It happened quickly and quietly. Within only two minutes, Prague City Assembly members managed to discuss and approve a local obligation to reduce CO2 emissions by 40 % by 2030 during a meeting last September. Of the 58 assembly members present, 40 voted in favor and nobody was against. Petra Kolínská takes a look
Half a year later, a very similar plan became the source of passionate debate. Many assembly members did not support a new proposal that was just slightly more ambitious. What changed during those six months?
EU funds as motivation
In September 2018, Prague joined the Covenant of Mayors. As part of that voluntary platform, the city pledged to fulfill EU targets in the areas of climate and energy policy.
An indisputable advantage of this platform is that it pays attention to checking the fulfillment of this pledge, to monitoring its progress, and also to sharing both good practices and those that are less successful. An answer to the question of why Prague joined can be found in the background materials to the Covenant: full-fledged members of the platform have better access to EU funds. Some of the financial resources, especially for the area of energy, are accessible to Covenant signatories only.
Students as cheerleaders
The calm that accompanied the approval of the climate obligations last September sharply contrasts with the debates on the issue being held in the capital’s assembly this year. This change of atmosphere coincides with the abrupt political disruption after the local elections in October 2018. The Pirates made it into the City Council leadership, as did an entirely new group, “Prague together” (Praha sobě), which is a grassroots citizen movement with a partly green agenda. The main trigger for the debate, however, was the increasing pressure from the public. None of the parties running had set CO2 emissions reduction a priority.
The current interest on this issue was kick-started by high school students.
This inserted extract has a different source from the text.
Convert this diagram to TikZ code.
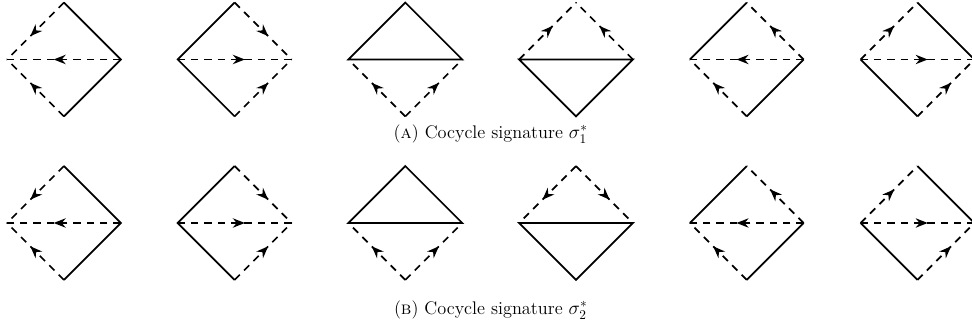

Along with activists from Extinction Rebellion and local sympathizers, they have begun to point out the inaction of the public administration on this issue, at both local and state level.
Through the combination of an appeal to politicians and the student strikes, the engaged public has achieved an unexpectedly fast turnaround on this issue. The mainstream media, which had helplessly avoided this subject in recent years, began to offer more or less informed commentary and news reporting about it. The Government and legislators are so far keeping quiet about the young people’s challenge, while local politicians, with a few exceptions, are hesitating to respond to it.
However, the capital is an exception. The Municipal Departments of Prague 6 and Prague 7 announced a state of climate emergency in June and pledged themselves to many new measures. Among the most ambitious innovations are environmentally responsible public tenders. Various supplying companies (e.g. service providers or construction works), for instance, will have to take into account the life cycle of their products, use environmentally safe materials, or minimize their energy consumption.
At the capital level, the subject of preventing climate change has been on the assembly’s program twice.
Since the increasingly active civil society wasn’t satisfied with the tame content of the first overview, assembly members brought the topic back on the agenda again in June. This time the proposal was more ambitious and focused on limiting CO2 emissions. The capital, in accordance with UN recommendations, has established the climate pledge of “reducing CO2 emissions (…) by at least 45 % by 2030 (compared to 2010 levels) and to achieve zero CO2 emissions by 2050 at the latest.” Some of the new measures the city is meant to immediately start implementing relate to “a change to the rules for buying electricity for the needs of the city and all of its subsidiary organizations such as to provoke the building of new production capacities using renewable energy sources with a view to covering at least half of the city’s current and future needs from such sources by 2030”. The resolution may have been supported just by assembly members from the parties in the local coalition government, but none of the 65 assembly members voted against it.
Dispute continues
The approved resolution and the content of the debate about it have clearly demonstrated that a genuinely demanding time lies ahead. Even among those who supported the climate pledge, the hope is still dormant that all can be done without making any basic structural changes.
The litmus test of the city’s willingness to go beyond its comfort zone may be the planned construction of a new runway for the Václav Havel Airport. The co-chair of the Prague Greens, Vít Masare, has pointed out that this private investment will be a fundamental new source of CO2 emissions. He has drawn the attention of assembly members to the fact that Prague has an opportunity to delete this construction from its own land-use plan and to push the Government to remove it from the national one.
The willingness of the city assembly can also be tested in terms of easier measures. Among those would certainly be adapting the Prague Building Code so that it will be possible to construct apartment buildings and entire residential zones without costly underground garages or parking structures. So-called “car-free zones” with a minimum number of parking places correspond to the right of residents not to own a car and not to pay the considerable costs associated with the building and operation of parking spaces when buying or renting apartments.
Mark September 2020 in your calendar – that will be the moment the capital city’s assembly members will approve the Action Plan. The preparations are being taken care of by a newly established expert commission under the leadership of the former Environment Minister and former Green Party chair, Martin Bursík. It is precisely his name that should guarantee the public that the Action Plan will be comprised of measures which will be not just environmentally vigorous, but also economically feasible.